La somma di queste due immagini sono i Trockadero, i Trocks come si fanno affettuosamente chiamare.
La loro filosofia è quella di rendere omaggio al balletto (classico e moderno) mediante un’interpretazione attenta delle coreografie e una qualità tecnica della danza altissima, ma anche di svelarne in qualche modo i vezzi e la teatralità un po’ eccessiva grazie a un’ironia che in parte scaturisce quasi automaticamente dalla contraddizione tra i corpi maschili e le parti danzate, dall’altro nasce dalle buffe e intelligenti variazioni sul tema che i ballerini introducono.
Nessuno più dei Trocks è in grado di far apprezzare il balletto anche a chi – come me – non lo conosce e non lo ama particolarmente, in particolare quello classico. È come se questi ballerini riuscissero a mettere insieme un approccio quasi didascalico, rendendo espliciti ovvero esagerando il contenuto narrativo del balletto, con un approccio filologico, la cui fedeltà all’originale è tale che in alcuni momenti ci si dimentica di star vedendo ballare degli uomini, tanto il loro gioco di gambe, la loro leggerezza, l’armonia dei loro movimenti sono straordinari.
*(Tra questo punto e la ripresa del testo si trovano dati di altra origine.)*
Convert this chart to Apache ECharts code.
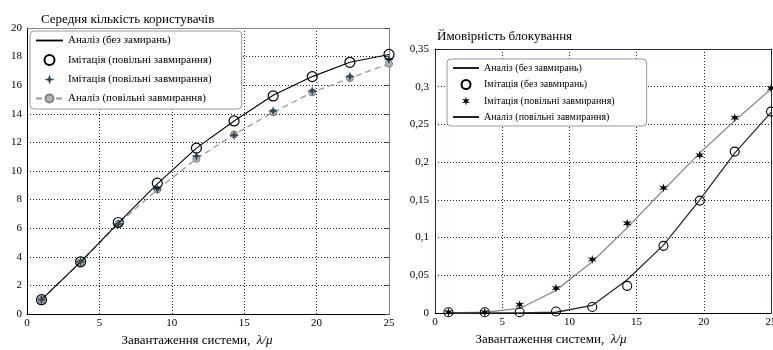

A Roma , all’Auditorium Conciliazione, il 7 e l’8 marzo i Trocks hanno portato un programma composto da Il lago dei cigni – II atto con coreografie di Lev Ivanov, Patterns in space da coreografie di Merce Cunningham, Grand Pas de Quatre da coreografie di Anton Dolin e Jules Perrot e Raymonda’s Wedding da coreografie di Marius Petipa.
Non è mancata nemmeno la morte del cigno, che ha disseminato il palcoscenico di piume prima di accasciarsi al suolo!
Complessivamente uno spettacolo gradevolissimo che vale la pena di essere visto e goduto in tutta la sua “leggerezza”.